= Written instruction =
Return precisely the span of lines from the top of the material below to the line containing "Sans', 'Noto Sans", both included. Pictures are excluded.

= Stored rows =
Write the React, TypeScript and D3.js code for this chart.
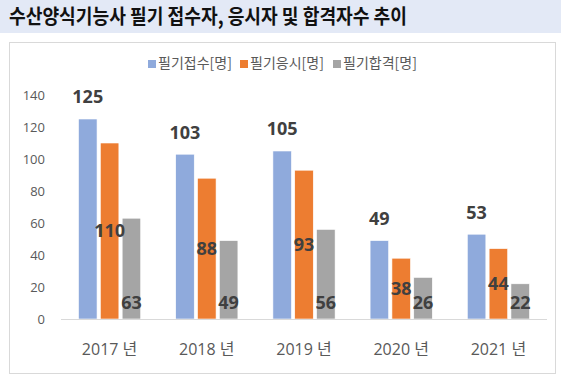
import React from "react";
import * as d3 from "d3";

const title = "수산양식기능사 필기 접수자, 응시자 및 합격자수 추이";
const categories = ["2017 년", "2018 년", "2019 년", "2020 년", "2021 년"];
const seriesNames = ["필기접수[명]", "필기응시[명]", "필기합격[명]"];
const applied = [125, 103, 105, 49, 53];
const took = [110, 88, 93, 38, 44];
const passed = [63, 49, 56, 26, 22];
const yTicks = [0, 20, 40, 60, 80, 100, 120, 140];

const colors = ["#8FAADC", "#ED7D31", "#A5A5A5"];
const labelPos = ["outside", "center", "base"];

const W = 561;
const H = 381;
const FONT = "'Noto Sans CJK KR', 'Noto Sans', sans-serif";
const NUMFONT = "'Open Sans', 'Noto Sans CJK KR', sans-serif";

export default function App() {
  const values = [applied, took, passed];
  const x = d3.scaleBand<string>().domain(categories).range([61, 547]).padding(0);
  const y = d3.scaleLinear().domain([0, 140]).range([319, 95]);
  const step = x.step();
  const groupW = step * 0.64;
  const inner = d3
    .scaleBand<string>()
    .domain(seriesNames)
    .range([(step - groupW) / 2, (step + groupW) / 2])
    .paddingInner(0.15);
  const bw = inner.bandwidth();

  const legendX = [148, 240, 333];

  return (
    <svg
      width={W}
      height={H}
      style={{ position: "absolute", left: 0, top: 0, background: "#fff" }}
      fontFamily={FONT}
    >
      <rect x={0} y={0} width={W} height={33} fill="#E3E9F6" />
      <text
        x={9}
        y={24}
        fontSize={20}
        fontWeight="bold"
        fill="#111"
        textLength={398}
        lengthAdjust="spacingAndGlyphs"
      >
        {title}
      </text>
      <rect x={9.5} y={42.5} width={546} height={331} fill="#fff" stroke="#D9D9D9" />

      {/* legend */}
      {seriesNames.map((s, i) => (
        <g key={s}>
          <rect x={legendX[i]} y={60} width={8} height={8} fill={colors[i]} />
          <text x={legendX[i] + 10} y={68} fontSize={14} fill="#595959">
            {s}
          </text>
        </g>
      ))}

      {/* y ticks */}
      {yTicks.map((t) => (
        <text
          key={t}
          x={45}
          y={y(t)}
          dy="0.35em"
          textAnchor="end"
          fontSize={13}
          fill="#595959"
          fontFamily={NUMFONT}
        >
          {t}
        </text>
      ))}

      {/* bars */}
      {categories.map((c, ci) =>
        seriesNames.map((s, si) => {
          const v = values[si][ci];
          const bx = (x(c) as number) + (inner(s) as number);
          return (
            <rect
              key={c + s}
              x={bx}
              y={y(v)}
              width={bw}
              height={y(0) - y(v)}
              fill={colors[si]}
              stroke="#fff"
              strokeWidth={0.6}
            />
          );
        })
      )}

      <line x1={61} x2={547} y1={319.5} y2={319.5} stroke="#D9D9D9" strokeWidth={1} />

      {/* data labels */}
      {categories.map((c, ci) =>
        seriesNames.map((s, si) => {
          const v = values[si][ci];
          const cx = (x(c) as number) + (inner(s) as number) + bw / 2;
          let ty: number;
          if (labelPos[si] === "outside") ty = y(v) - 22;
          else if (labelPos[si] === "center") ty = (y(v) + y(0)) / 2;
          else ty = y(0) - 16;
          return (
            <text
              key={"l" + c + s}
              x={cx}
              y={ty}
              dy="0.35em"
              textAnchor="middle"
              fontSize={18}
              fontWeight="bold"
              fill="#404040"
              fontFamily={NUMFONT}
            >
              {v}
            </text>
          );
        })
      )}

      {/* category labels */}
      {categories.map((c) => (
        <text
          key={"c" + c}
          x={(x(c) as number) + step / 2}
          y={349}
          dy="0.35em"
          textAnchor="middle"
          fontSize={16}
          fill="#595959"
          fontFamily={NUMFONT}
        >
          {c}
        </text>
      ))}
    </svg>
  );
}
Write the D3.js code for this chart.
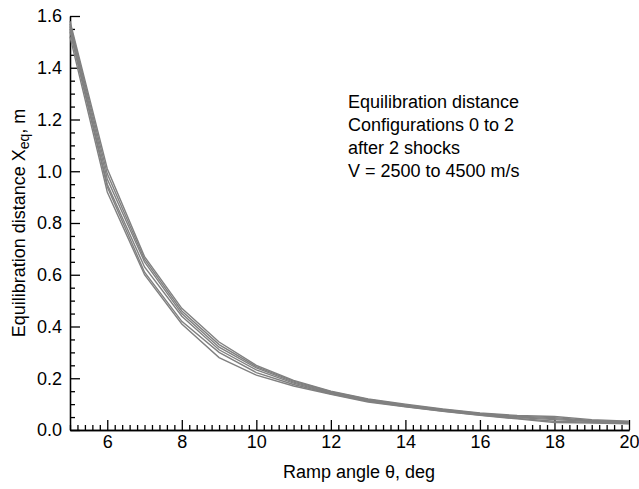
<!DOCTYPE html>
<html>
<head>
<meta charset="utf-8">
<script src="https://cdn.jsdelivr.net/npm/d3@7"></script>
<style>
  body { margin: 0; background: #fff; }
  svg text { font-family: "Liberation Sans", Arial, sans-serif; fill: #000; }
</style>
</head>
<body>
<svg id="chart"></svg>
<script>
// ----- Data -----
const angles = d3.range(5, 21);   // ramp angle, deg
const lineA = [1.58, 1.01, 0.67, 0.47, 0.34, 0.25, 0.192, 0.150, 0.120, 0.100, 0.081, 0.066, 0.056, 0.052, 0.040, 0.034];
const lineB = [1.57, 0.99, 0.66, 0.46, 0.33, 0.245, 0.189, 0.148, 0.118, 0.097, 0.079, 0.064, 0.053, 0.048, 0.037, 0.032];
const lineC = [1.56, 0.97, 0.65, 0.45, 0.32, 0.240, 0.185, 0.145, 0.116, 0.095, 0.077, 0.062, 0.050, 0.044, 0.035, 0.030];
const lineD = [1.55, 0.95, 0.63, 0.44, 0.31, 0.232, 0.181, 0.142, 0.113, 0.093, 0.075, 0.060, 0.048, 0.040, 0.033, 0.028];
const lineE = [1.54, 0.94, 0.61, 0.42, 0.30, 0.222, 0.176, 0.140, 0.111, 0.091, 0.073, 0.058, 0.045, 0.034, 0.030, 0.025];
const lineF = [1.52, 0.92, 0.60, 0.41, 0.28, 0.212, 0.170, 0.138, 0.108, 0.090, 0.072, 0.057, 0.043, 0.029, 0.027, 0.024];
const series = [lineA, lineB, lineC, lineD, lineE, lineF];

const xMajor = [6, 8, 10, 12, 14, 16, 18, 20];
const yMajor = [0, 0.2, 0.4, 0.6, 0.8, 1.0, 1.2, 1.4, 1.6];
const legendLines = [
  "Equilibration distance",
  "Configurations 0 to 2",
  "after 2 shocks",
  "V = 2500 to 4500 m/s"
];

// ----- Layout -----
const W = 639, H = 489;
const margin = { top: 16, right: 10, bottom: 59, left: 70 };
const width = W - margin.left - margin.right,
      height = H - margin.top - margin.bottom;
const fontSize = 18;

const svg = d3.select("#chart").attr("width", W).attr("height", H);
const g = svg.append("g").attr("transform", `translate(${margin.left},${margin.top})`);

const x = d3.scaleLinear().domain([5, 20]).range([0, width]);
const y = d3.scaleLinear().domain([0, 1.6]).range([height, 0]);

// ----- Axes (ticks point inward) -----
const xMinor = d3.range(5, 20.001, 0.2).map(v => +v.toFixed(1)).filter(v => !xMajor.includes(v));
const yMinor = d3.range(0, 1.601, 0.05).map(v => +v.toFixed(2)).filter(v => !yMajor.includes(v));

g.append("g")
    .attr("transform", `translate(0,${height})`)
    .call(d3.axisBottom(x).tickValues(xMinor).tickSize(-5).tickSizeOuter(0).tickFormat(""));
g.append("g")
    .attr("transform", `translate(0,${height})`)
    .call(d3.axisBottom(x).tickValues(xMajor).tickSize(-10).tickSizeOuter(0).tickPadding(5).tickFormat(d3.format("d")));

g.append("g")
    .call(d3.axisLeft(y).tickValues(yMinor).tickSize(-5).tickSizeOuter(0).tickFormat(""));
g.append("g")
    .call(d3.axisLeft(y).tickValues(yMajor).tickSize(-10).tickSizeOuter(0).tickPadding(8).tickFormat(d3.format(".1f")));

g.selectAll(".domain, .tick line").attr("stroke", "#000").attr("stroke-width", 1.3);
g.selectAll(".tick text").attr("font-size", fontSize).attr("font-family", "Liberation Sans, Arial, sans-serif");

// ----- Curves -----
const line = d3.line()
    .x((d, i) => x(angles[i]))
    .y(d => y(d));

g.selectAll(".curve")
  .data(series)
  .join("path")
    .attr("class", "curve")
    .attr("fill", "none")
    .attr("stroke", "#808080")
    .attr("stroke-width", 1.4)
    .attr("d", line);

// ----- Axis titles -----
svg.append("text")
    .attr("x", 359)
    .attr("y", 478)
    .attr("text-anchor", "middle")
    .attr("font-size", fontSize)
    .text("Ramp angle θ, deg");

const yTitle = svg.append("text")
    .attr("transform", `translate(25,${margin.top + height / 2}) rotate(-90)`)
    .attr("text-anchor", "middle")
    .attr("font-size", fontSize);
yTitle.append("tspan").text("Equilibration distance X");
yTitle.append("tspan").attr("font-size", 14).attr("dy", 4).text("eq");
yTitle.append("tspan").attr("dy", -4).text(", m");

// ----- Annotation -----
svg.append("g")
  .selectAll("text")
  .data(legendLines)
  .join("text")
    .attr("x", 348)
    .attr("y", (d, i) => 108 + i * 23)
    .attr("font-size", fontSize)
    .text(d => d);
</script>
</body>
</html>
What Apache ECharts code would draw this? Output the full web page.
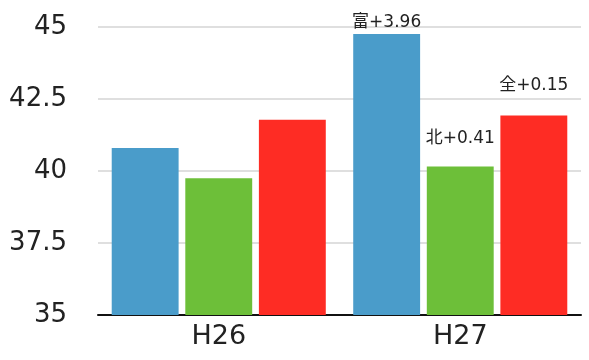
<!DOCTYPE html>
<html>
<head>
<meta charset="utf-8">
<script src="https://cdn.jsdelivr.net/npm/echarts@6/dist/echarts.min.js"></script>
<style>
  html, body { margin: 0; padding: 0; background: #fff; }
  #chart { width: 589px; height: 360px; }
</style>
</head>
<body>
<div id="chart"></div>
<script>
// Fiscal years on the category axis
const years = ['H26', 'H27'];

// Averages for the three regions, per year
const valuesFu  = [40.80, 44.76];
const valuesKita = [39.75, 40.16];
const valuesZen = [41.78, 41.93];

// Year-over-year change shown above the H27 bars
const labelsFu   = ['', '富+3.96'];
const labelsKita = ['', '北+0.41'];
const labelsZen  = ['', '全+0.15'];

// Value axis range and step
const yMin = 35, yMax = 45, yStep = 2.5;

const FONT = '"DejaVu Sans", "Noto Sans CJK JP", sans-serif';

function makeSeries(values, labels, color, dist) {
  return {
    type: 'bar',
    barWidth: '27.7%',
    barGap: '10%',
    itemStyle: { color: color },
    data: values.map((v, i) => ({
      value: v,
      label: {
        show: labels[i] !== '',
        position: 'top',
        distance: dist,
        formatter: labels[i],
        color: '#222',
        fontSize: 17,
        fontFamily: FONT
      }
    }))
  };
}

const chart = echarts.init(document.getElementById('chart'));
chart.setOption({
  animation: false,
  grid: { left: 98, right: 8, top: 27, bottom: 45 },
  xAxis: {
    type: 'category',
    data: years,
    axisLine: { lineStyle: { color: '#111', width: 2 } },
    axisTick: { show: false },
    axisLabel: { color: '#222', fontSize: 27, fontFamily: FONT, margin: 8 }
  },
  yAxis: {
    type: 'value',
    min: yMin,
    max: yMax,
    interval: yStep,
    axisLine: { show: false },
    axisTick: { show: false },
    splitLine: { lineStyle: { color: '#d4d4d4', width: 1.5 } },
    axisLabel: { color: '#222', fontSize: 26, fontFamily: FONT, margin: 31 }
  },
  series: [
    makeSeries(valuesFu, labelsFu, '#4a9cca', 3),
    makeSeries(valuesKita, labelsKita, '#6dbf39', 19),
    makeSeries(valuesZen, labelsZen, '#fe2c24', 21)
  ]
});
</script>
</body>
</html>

= Complete output =
Write the React, TypeScript and D3.js code for this chart.
import React from "react";
import * as d3 from "d3";

const title = "수산양식기능사 필기 접수자, 응시자 및 합격자수 추이";
const categories = ["2017 년", "2018 년", "2019 년", "2020 년", "2021 년"];
const seriesNames = ["필기접수[명]", "필기응시[명]", "필기합격[명]"];
const applied = [125, 103, 105, 49, 53];
const took = [110, 88, 93, 38, 44];
const passed = [63, 49, 56, 26, 22];
const yTicks = [0, 20, 40, 60, 80, 100, 120, 140];

const colors = ["#8FAADC", "#ED7D31", "#A5A5A5"];
const labelPos = ["outside", "center", "base"];

const W = 561;
const H = 381;
const FONT = "'Noto Sans CJK KR', 'Noto Sans', sans-serif";
const NUMFONT = "'Open Sans', 'Noto Sans CJK KR', sans-serif";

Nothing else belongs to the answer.